Итак, благодаря тесному общению с Паниным княгиня была в курсе важнейших политических событий. Поэтому нарисованная ею картина придворных интриг, сопровождавших вступление на польский трон Станислава Понятовского, в целом верна.
"Саксонская династия желала сохранить польскую корону в своей семье; прусский король желал противоположного… Императрица, не объявляя еще своего намерения возвести на престол Понятовского, высказалась только за конституционное избрание одного из Пястов, но, когда она сказала это в совете, князь Орлов вдруг выставил сильные доводы против возвышения Понятовского. Военный министр, граф Захар, и его брат граф Иван, Чернышевы… стали (правда, не совсем открыто) на сторону Орлова… Приближалось время собрания сейма, и императрица находила, что во главе войск должен стоять энергичный человек, который будет действовать, не сообразуясь с желаниями фаворита. Ее выбор пал на моего мужа, и она так секретно повела с ним переговоры, что он уехал из Петербурга прежде, нежели узнали о его назначении".
Значит ли это, что супруги не попрощались?
Как писал русский посол в Варшаве Н.В. Репнин: "Наш интерес есть, чтоб никакой чужестранный двор здесь сильнее нашего не был". Россия и Пруссия, уже предчувствуя возможность раздела, желали видеть на троне короля, во всем послушного их воле. Таким кандидатом должен был стать прирожденный поляк, представитель фамилии, берущей свое начало от древнего рода Пястов, из которых прежде избирались короли. Не имея собственных сил, он был бы всем обязан Петербургу и Берлину.
В мутной польской водице Екатерина II намеревалась поймать огромную рыбину. И тут, очень не к месту, восстал Орлов, видевший в Понятовском старого соперника. Иностранные дипломаты свидетельствовали, что Григорий Григорьевич отнюдь не расстался с идеей жениться на государыне и приобрести официальный статус. В случае же избрания Понятовского королем тот мог посвататься к императрице. Династический союз между Польшей и Россией имел блестящие перспективы.
Недаром сам варшавский рыцарь питал серьезные надежды именно на такое развитие событий: "Более всего меня занимала мысль о том, что, если я стану королем, императрица рано или поздно могла бы решиться выйти за меня замуж". Он уговаривал себя: "Я желаю стать королем лишь в том случае, если у меня будет уверенность, что я женюсь на императрице, ибо без императрицы корона не привлекает меня". Такой брак должен был, по мысли Понятовского, послужить возвышению его страны: "Трудно даже представить себе степень величия, какого могла бы достичь Польша".

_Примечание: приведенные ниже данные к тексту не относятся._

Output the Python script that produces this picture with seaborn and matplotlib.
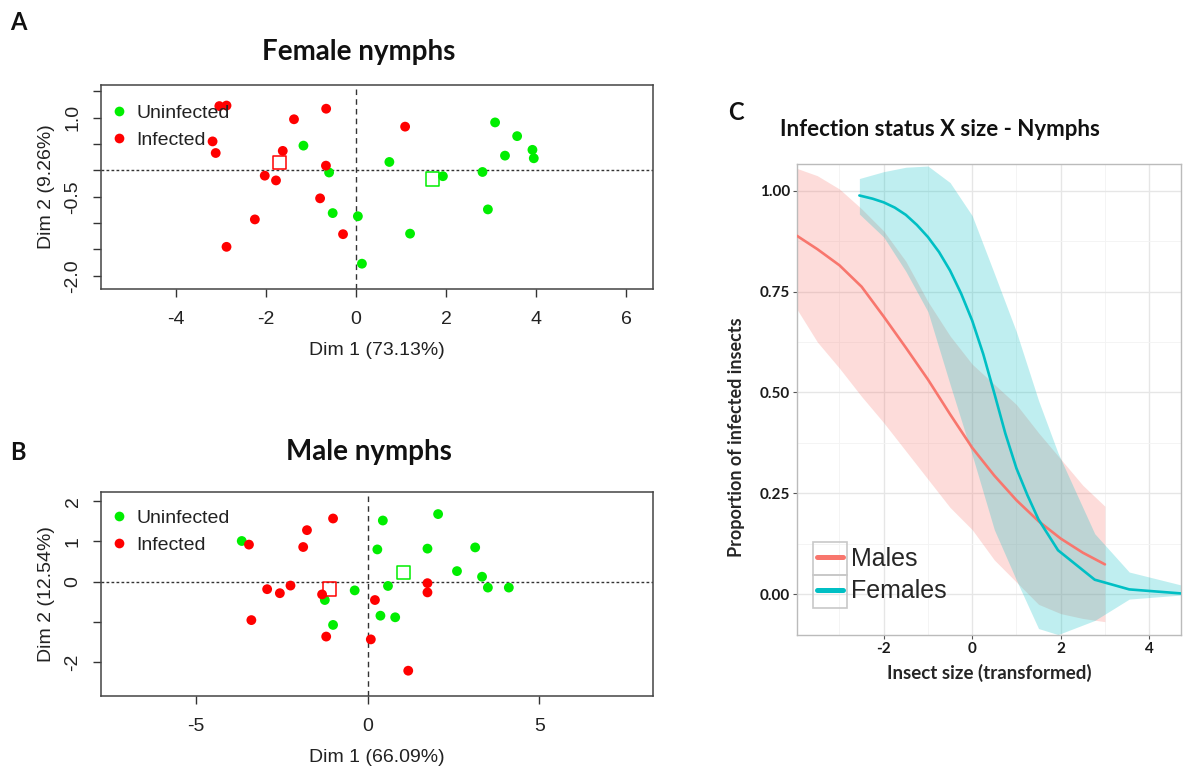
import numpy as np
import pandas as pd
import seaborn as sns
import matplotlib
matplotlib.use("Agg")
import matplotlib.pyplot as plt
from matplotlib.lines import Line2D
from matplotlib.patches import Rectangle
from matplotlib import font_manager as fm

# ---------------- DATA ----------------
# Panel A: Female nymphs PCA
fem_status = ["Uninfected"] * 15 + ["Infected"] * 15
fem_dim1 = [-1.17, -0.60, 0.74, -0.52, 0.04, 1.20, 0.13, 1.93, 2.81, 3.09, 3.58, 3.31, 3.92, 3.95, 2.93,
            -3.04, -2.88, -0.665, -1.38, 1.09, -3.19, -3.12, -1.63, -0.67, -2.03, -1.78, -0.80, -2.25, -0.29, -2.88]
fem_dim2 = [0.47, -0.04, 0.16, -0.81, -0.87, -1.20, -1.77, -0.11, -0.03, 0.91, 0.65, 0.28, 0.39, 0.23, -0.74,
            1.22, 1.23, 1.17, 0.97, 0.83, 0.55, 0.33, 0.37, 0.09, -0.10, -0.19, -0.53, -0.93, -1.21, -1.45]
fem_cent_status = ["Uninfected", "Infected"]
fem_cent_dim1 = [1.70, -1.70]
fem_cent_dim2 = [-0.16, 0.15]

# Panel B: Male nymphs PCA
male_status = ["Uninfected"] * 16 + ["Infected"] * 15
male_dim1 = [-3.67, 0.44, 2.05, 0.28, 1.74, 3.13, 2.60, 3.33, 3.50, 4.11, 0.59, -0.38, -1.25, 0.37, 0.80, -1.01,
             -1.01, -1.77, -3.46, -1.88, -2.93, -2.56, -2.25, -1.33, -3.39, -1.21, 0.21, 0.09, 1.18, 1.74, 1.74]
male_dim2 = [1.01, 1.52, 1.68, 0.80, 0.82, 0.85, 0.26, 0.12, -0.15, -0.15, -0.11, -0.22, -0.46, -0.85, -0.89, -1.08,
             1.57, 1.28, 0.92, 0.86, -0.19, -0.29, -0.10, -0.32, -0.96, -1.37, -0.46, -1.44, -2.22, -0.04, -0.27]
male_cent_status = ["Uninfected", "Infected"]
male_cent_dim1 = [1.04, -1.12]
male_cent_dim2 = [0.22, -0.19]

# Panel C: fitted infection probability vs size
males_x = [-3.96, -3.5, -3.0, -2.5, -2.0, -1.5, -1.0, -0.5, 0.0, 0.5, 1.0, 1.5, 2.0, 2.5, 3.0]
males_fit = [0.888, 0.855, 0.815, 0.762, 0.688, 0.611, 0.532, 0.446, 0.363, 0.294, 0.233, 0.181, 0.138, 0.103, 0.074]
males_hi = [1.055, 1.037, 1.004, 0.955, 0.900, 0.825, 0.725, 0.640, 0.570, 0.520, 0.470, 0.400, 0.335, 0.270, 0.218]
males_lo = [0.706, 0.625, 0.560, 0.490, 0.425, 0.355, 0.285, 0.215, 0.160, 0.085, 0.030, -0.025, -0.048, -0.060, -0.068]

females_x = [-2.55, -2.25, -2.0, -1.75, -1.5, -1.25, -1.0, -0.75, -0.5, -0.25, 0.0, 0.25, 0.5, 0.75,
             1.0, 1.25, 1.5, 1.94, 2.77, 3.55, 4.72]
females_fit = [0.988, 0.980, 0.971, 0.958, 0.940, 0.915, 0.885, 0.848, 0.802, 0.745, 0.678, 0.595, 0.498, 0.398,
               0.312, 0.245, 0.185, 0.109, 0.036, 0.012, 0.002]
females_band_x = [-2.55, -2.0, -1.5, -1.0, -0.5, 0.0, 0.5, 1.0, 1.5, 1.94, 2.77, 3.55, 4.72]
females_hi = [1.030, 1.047, 1.058, 1.061, 1.020, 0.938, 0.795, 0.650, 0.480, 0.350, 0.150, 0.055, 0.023]
females_lo = [0.942, 0.885, 0.800, 0.700, 0.520, 0.345, 0.160, 0.035, -0.085, -0.100, -0.065, -0.012, -0.002]

status_colors = {"Uninfected": "#00EE00", "Infected": "#FF0000"}
sex_colors = {"Males": "#F8766D", "Females": "#00BFC4"}

# ---------------- STYLE ----------------
sns.set_style("white")
plt.rcParams["axes.unicode_minus"] = False
names = {f.name for f in fm.fontManager.ttflist}
narrow = "Liberation Sans Narrow" if "Liberation Sans Narrow" in names else "Liberation Sans"
plt.rcParams["font.family"] = [narrow, "DejaVu Sans"]
BASE = 15 if narrow == "Liberation Sans Narrow" else 14

W, H = 1189, 778
fig = plt.figure(figsize=(W / 100, H / 100), dpi=100)


def fx(px):
    return px / W


def fy(py):
    return 1 - py / H


def axes_px(l, t, r, b):
    return fig.add_axes([fx(l), fy(b), fx(r - l), (b - t) / H])


def pca_panel(ax, d1, d2, status, c1, c2, cstat, xlim, ylim, xticks, yticks, ylabs, xlabel, ylabel, leg_top):
    df = pd.DataFrame({"Dim1": d1, "Dim2": d2, "status": status})
    ax.axhline(0, color="#333333", lw=1.0, ls=(0, (2, 1.6)), zorder=1)
    ax.axvline(0, color="#333333", lw=1.0, ls=(0, (4, 3)), zorder=1)
    sns.scatterplot(data=df, x="Dim1", y="Dim2", hue="status", palette=status_colors,
                    s=50, edgecolor="none", linewidth=0, legend=False, ax=ax, zorder=3)
    ax.scatter(c1, c2, marker="s", s=95, facecolors="none",
               edgecolors=[status_colors[s] for s in cstat], linewidths=1.1, zorder=4)
    ax.set_xlim(*xlim)
    ax.set_ylim(*ylim)
    ax.set_xticks(xticks)
    ax.set_xticklabels([f"{t:g}" for t in xticks])
    ax.set_yticks(yticks)
    ax.set_yticklabels(ylabs, rotation=90, va="center")
    ax.tick_params(axis="both", direction="out", length=6, width=1, color="#333333",
                   labelsize=BASE, labelcolor="#222222", bottom=True, left=True)
    ax.tick_params(axis="x", pad=10)
    ax.tick_params(axis="y", pad=8)
    ax.set_xlabel(xlabel, fontsize=BASE, color="#222222", labelpad=10)
    ax.set_ylabel(ylabel, fontsize=BASE, color="#222222", labelpad=7)
    for s in ax.spines.values():
        s.set_visible(True)
        s.set_color("#444444")
        s.set_linewidth(1.1)
    handles = [Line2D([], [], marker="o", ls="none", color=status_colors[k], markersize=7, markeredgewidth=0)
               for k in ["Uninfected", "Infected"]]
    fig.legend(handles, ["Uninfected", "Infected"], loc="upper left",
               bbox_to_anchor=(fx(111), fy(leg_top)), bbox_transform=fig.transFigure,
               frameon=False, fontsize=BASE, handlelength=0.8, handletextpad=0.5,
               labelspacing=0.5, borderpad=0, borderaxespad=0, labelcolor="#222222")


# ---- Panel A ----
axA = axes_px(101, 85, 653, 289)
pca_panel(axA, fem_dim1, fem_dim2, fem_status, fem_cent_dim1, fem_cent_dim2, fem_cent_status,
          (-5.67, 6.6), (-2.25, 1.62), [-4, -2, 0, 2, 4, 6],
          [-2.0, -1.5, -1.0, -0.5, 0.0, 0.5, 1.0, 1.5],
          ["-2.0", "", "", "-0.5", "", "", "1.0", ""],
          "Dim 1 (73.13%)", "Dim 2 (9.26%)", 104)

# ---- Panel B ----
axB = axes_px(101, 492, 653, 696)
pca_panel(axB, male_dim1, male_dim2, male_status, male_cent_dim1, male_cent_dim2, male_cent_status,
          (-7.77, 8.31), (-2.85, 2.23), [-5, 0, 5],
          [-2, -1, 0, 1, 2], ["-2", "", "0", "1", "2"],
          "Dim 1 (66.09%)", "Dim 2 (12.54%)", 509)

# ---- Panel C ----
axC = axes_px(797, 164, 1181, 635)
axC.set_axisbelow(True)
axC.fill_between(males_x, males_lo, males_hi, color=sex_colors["Males"], alpha=0.25, lw=0, zorder=2)
axC.fill_between(females_band_x, females_lo, females_hi, color=sex_colors["Females"], alpha=0.25, lw=0, zorder=2)
fits = pd.concat([
    pd.DataFrame({"size": males_x, "p": males_fit, "sex": "Males"}),
    pd.DataFrame({"size": females_x, "p": females_fit, "sex": "Females"}),
])
sns.lineplot(data=fits, x="size", y="p", hue="sex", palette=sex_colors, linewidth=1.9,
             estimator=None, sort=False, legend=False, ax=axC, zorder=3)
axC.set_xlim(-3.96, 4.72)
axC.set_ylim(-0.101, 1.066)
axC.set_xticks([-2, 0, 2, 4])
axC.set_xticks([-3, -1, 1, 3], minor=True)
axC.set_yticks([0, 0.25, 0.5, 0.75, 1.0])
axC.set_yticks([0.125, 0.375, 0.625, 0.875], minor=True)
axC.set_yticklabels(["0.00", "0.25", "0.50", "0.75", "1.00"])
axC.set_xticklabels(["-2", "0", "2", "4"])
axC.grid(which="major", color="#E6E6E6", lw=1.0)
axC.grid(which="minor", color="#F3F3F3", lw=0.6)
axC.tick_params(axis="both", which="major", direction="out", length=3, width=0.8, color="#555555",
                labelsize=11, pad=2, bottom=True, left=True)
axC.tick_params(axis="both", which="minor", length=0)
for lab in axC.get_xticklabels() + axC.get_yticklabels():
    lab.set_fontfamily(["Lato", "DejaVu Sans"])
    lab.set_fontweight("bold")
    lab.set_color("#1a1a1a")
for s in axC.spines.values():
    s.set_visible(True)
    s.set_color("#BBBBBB")
    s.set_linewidth(1.0)
axC.set_xlabel("Insect size (transformed)", fontsize=13.5, fontweight="bold",
               family=["Lato", "DejaVu Sans"], labelpad=6)
axC.set_ylabel("Proportion of infected insects", fontsize=13, fontweight="bold",
               family=["Lato", "DejaVu Sans"])
axC.yaxis.set_label_coords(-0.135, 0.42)
hC = [Line2D([], [], color=sex_colors[k], lw=3.6) for k in ["Males", "Females"]]
fig.legend(hC, ["Males", "Females"], loc="upper left", bbox_to_anchor=(fx(817), fy(547)),
           bbox_transform=fig.transFigure, frameon=False,
           handlelength=1.05, handletextpad=0.3, labelspacing=0.33, borderpad=0, borderaxespad=0,
           prop={"family": ["Liberation Sans", "DejaVu Sans"], "size": 18})
for top in (542, 575):
    fig.add_artist(Rectangle((fx(813), fy(top + 33)), fx(34), 33 / H, transform=fig.transFigure,
                             fill=False, edgecolor="#C8C8C8", lw=1.2))

# ---- Titles & panel letters ----
bold = dict(fontweight="bold", family=["Lato", "DejaVu Sans"], color="#111111")
fig.text(fx(18), fy(22), "A", fontsize=17, ha="center", va="center", **bold)
fig.text(fx(18), fy(452), "B", fontsize=17, ha="center", va="center", **bold)
fig.text(fx(736), fy(113), "C", fontsize=17, ha="center", va="center", **bold)
fig.text(fx(359), fy(52), "Female nymphs", fontsize=20, ha="center", va="center", **bold)
fig.text(fx(369), fy(452), "Male nymphs", fontsize=20, ha="center", va="center", **bold)
fig.text(fx(940), fy(129), "Infection status X size - Nymphs", fontsize=16, ha="center", va="center", **bold)

fig.savefig("out.png", dpi=100, facecolor="white")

Со своей стороны Екатерина II понимала, что подобное величие достигается только русскими штыками и за русские деньги. Услышав от Станислава рассуждения о династическом альянсе, Кейзерлинг озвучил ему позицию государыни: "Подобный союз вызвал бы слишком большую ревность и мог бы зажечь в Европе целый пожар".
В условиях, когда группировка фаворита отказалась поддерживать ее внешнеполитический курс, императрица переложила руль и обрела опору в лице Панина. Он же проявил себя опытным, прозорливым, твердым и решительным (вопреки мнению племянницы) политиком. В последний момент, когда под давлением Орловых императрица заколебалась и просила Кейзерлинга официально не объявлять сейму ее рекомендацию избрать Понятовского, Панин настоял на своем. Он послал в Варшаву требование огласить перед депутатами желание государыни. Ни один голос не был подан против "русского" кандидата. Корона увенчала голову Станислава. Прощая самоуправство Никиты Ивановича, императрица написала ему сразу после избрания: "Поздравляю вас с королем, которого мы делали… Я вижу, как безошибочны были все, взятые вами меры".
Одной из безошибочных мер Панина оказалось назначение князя Дашкова командиром русских войск, вступивших в Польшу. В Варшаве служил послом и другой племянник Никиты Ивановича - Николай Репнин. Таким образом, решение дела оказалось отдано в руки родни министра.
Дашкова недаром подчеркивала сугубую конфиденциальность переговоров государыни с ее мужем: "Он должен был отдавать отчет о своих действиях только непосредственно самой императрице и своему дяде министру графу Панину". В отличие от дяди Михаил Иванович смог удержаться от обсуждения происходящего с женой. Отсюда тень обиды, проскользнувшая в ее рассказе: "Князь был польщен доверием императрицы". Именно князь, а не "мы": нашу героиню к делу не привлекали. Однако и ее не обошли почестями, главная из которых - возвращение ко двору.